Als ob die deutsche Wirtschaft gepanzert wäre, so prallt der beispiellose Wachstumseinbruch um über fünf Prozent an ihr ab. Die Vermögenden haben verloren, aber das produktive Kapital ist weitgehend intakt geblieben. Die Stammbelegschaften sind dank Kurzarbeit alle noch da und warten darauf, wieder in die Hände spucken zu können. Sicher, es wird noch manches Gemetzel geben, regional und in einzelnen Branchen. Außerdem ist klar, dass die Arbeitslosigkeit 2010 deutlicher steigen wird. Aber insgesamt gesehen ist die deutsche Wirtschaft viel robuster als gedacht.
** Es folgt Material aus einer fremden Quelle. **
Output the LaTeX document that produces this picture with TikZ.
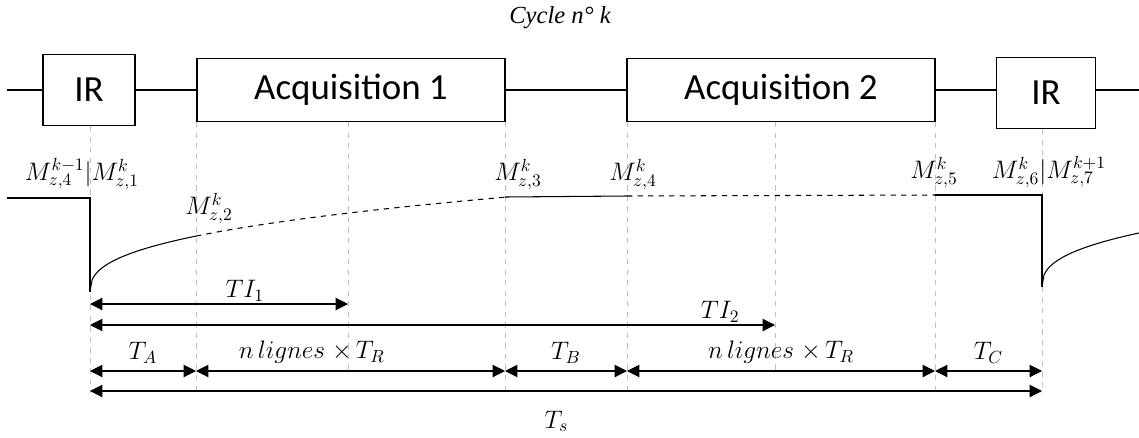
\documentclass[tikz,border=0pt]{standalone}
\usepackage{fontspec}
\setsansfont{Carlito}
\newfontfamily\cyclefont{Liberation Serif}
\usetikzlibrary{arrows.meta}

\begin{document}
\begin{tikzpicture}[x=0.02cm,y=-0.02cm,
    bloc/.style={draw,line width=1.1pt,inner sep=0pt,font=\sffamily\fontsize{21}{25}\selectfont},
    guide/.style={gray!50,dashed,line width=0.4pt},
    cote/.style={{Triangle[length=7pt,width=7pt]}-{Triangle[length=7pt,width=7pt]},line width=0.6pt},
    etiq/.style={font=\fontsize{14}{16}\selectfont,inner sep=1pt}]
  \useasboundingbox (0,0) rectangle (1139,437);

  % sequence
  \node[bloc,minimum width=1.84cm,minimum height=1.42cm] (ir1) at (89,90) {IR};
  \node[bloc,minimum width=6.16cm,minimum height=1.26cm] (acq1) at (351,90) {Acquisition 1};
  \node[bloc,minimum width=6.16cm,minimum height=1.26cm] (acq2) at (781,90) {Acquisition 2};
  \node[bloc,minimum width=1.98cm,minimum height=1.42cm] (ir2) at (1046,93) {IR};
  \coordinate (debut) at (7,90);
  \coordinate (fin) at (1139,90);
  \draw[line width=0.6pt] (debut) -- (ir1) -- (acq1) -- (acq2) -- (acq2 -| ir2.west);
  \draw[line width=0.6pt] (ir2.east |- fin) -- (fin);
  \node[font=\cyclefont\fontsize{14}{16}\selectfont\itshape] (cycle) at (560,18) {Cycle n° k};

  % instants
  \coordinate (t0) at (90,126);
  \coordinate (t1) at (196,122);
  \coordinate (t2) at (348,122);
  \coordinate (t3) at (505,122);
  \coordinate (t4) at (627,122);
  \coordinate (t5) at (775,122);
  \coordinate (t6) at (935,122);
  \coordinate (t7) at (1042,129);
  \coordinate (r1) at (0,304);
  \coordinate (r2) at (0,325);
  \coordinate (r3) at (0,371);
  \coordinate (r4) at (0,391);
  \coordinate (bas) at (0,393);
  \foreach \t in {t0,t1,t3,t4,t6,t7}
    \draw[guide] (\t) -- (\t |- bas);
  \foreach \t in {t2,t5}
    \draw[guide] (\t) -- (\t |- r3);

  % aimantation
  \draw[line width=0.6pt] (7,198) -- (90,198) -- (90,292);
  \draw[line width=0.6pt] plot[domain=0.001:106,samples=50] ({90+\x},{292-9.2*(\x)^0.387});
  \draw[line width=0.6pt,dashed] plot[domain=106:415,samples=50] ({90+\x},{292-9.2*(\x)^0.387});
  \draw[line width=0.6pt] (505,197) -- (627,196);
  \draw[line width=0.6pt,dashed] (627,196) -- (935,195);
  \draw[line width=0.6pt] (935,195) -- (1042,195) -- (1042,287);
  \draw[line width=0.6pt] plot[domain=0.001:97,samples=50] ({1042+\x},{287-9.2*(\x)^0.387});

  \node[etiq,anchor=south] (m1) at (82,192) {$M_{z,4}^{k-1}|M_{z,1}^{k}$};
  \node[etiq,anchor=south] (m2) at (209,226) {$M_{z,2}^{k}$};
  \node[etiq,anchor=south] (m3) at (518,192) {$M_{z,3}^{k}$};
  \node[etiq,anchor=south] (m4) at (633,192) {$M_{z,4}^{k}$};
  \node[etiq,anchor=south] (m5) at (934,190) {$M_{z,5}^{k}$};
  \node[etiq,anchor=south] (m6) at (1049,190) {$M_{z,6}^{k}|M_{z,7}^{k+1}$};

  % durees
  \draw[cote] (t0 |- r1) -- node[etiq,above,pos=0.6] {$TI_1$} (t2 |- r1);
  \draw[cote] (t0 |- r2) -- node[etiq,above,pos=0.92] {$TI_2$} (t5 |- r2);
  \draw[cote] (t0 |- r3) -- node[etiq,above=3pt] {$T_A$} (t1 |- r3);
  \draw[cote] (t1 |- r3) -- node[etiq,above=3pt,pos=0.375] {$n\,lignes\;{\times}\,T_R$} (t3 |- r3);
  \draw[cote] (t3 |- r3) -- node[etiq,above=3pt] {$T_B$} (t4 |- r3);
  \draw[cote] (t4 |- r3) -- node[etiq,above=3pt] {$n\,lignes\;{\times}\,T_R$} (t6 |- r3);
  \draw[cote] (t6 |- r3) -- node[etiq,above=3pt] {$T_C$} (t7 |- r3);
  \draw[cote] (t0 |- r4) -- node[etiq,below=10pt,pos=0.49] {$T_s$} (t7 |- r4);
\end{tikzpicture}
\end{document}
Wenn Politik und Gesellschaft aus dieser Erfahrung die richtigen Lehren ziehen, kann Deutschland tatsächlich stärker aus der Krise herauskommen, als es in sie hineingegangen ist. Erstens: Die industrielle Basis sollte niemals zugunsten anderer Orientierungen gefährdet oder gar aufgegeben werden. Und es wäre ein Fehler, irgendeine Industrie zu früh für tot zu erklären. Wo wären wir jetzt, wenn unser Wohlstand von der sogenannten Finanzindustrie abhinge wie in England? Oder wenn wir die Produktion so heruntergefahren hätten wie die USA, die fast alles auf Pump kaufen müssen?

Innovation, Qualität, Kundenorientierung, das sind die drei Eigenschaften, auf denen die deutschen Erfolge basieren. Die mittelständische Industrie und die Sozialpartnerschaft sind die adäquate, flexible Organisationsform dafür.

Zweitens: Die Exportabhängigkeit Deutschlands ist kein wirkliches Problem. Denn zu 70 Prozent gehen die deutschen Exporte in die europäischen Nachbarländer, zu 51 Prozent in die alte EU-15. Also in einen Raum, dessen Stabilität Deutschland selbst mit beeinflussen kann. Freilich, der große deutsche Handelsbilanzüberschuss auch innerhalb Europas zeigt, dass der Binnenkonsum hierzulande viel zu schwach ist. Zum Teil ist die deutsche Vormachtstellung mit Lohnzurückhaltung erkauft worden. Das muss in den nächsten Jahren behutsam korrigiert werden. Union, FDP und SPD sollten ihren Streit begraben: Eigentlich müssten jetzt sowohl kräftigere Lohnzuwächse als auch Entlastungen der kleinen und mittleren Einkommen von Steuern und Abgaben auf der Tagesordnung stehen. Allerdings sind für Steuersenkungen die Spielräume gering. Denn, und das ist die dritte Erkenntnis, es muss dringend mehr Geld in die Bildung investiert werden. Vielleicht muss an anderer Stelle mehr gespart werden, bei Subventionen zum Beispiel. Wissen jedenfalls ist die Substanz der wirtschaftlichen Erfolge und diese Substanz wird immer mehr aufgezehrt. Zumal die Konkurrenz nicht schläft, wie Indien und China beweisen.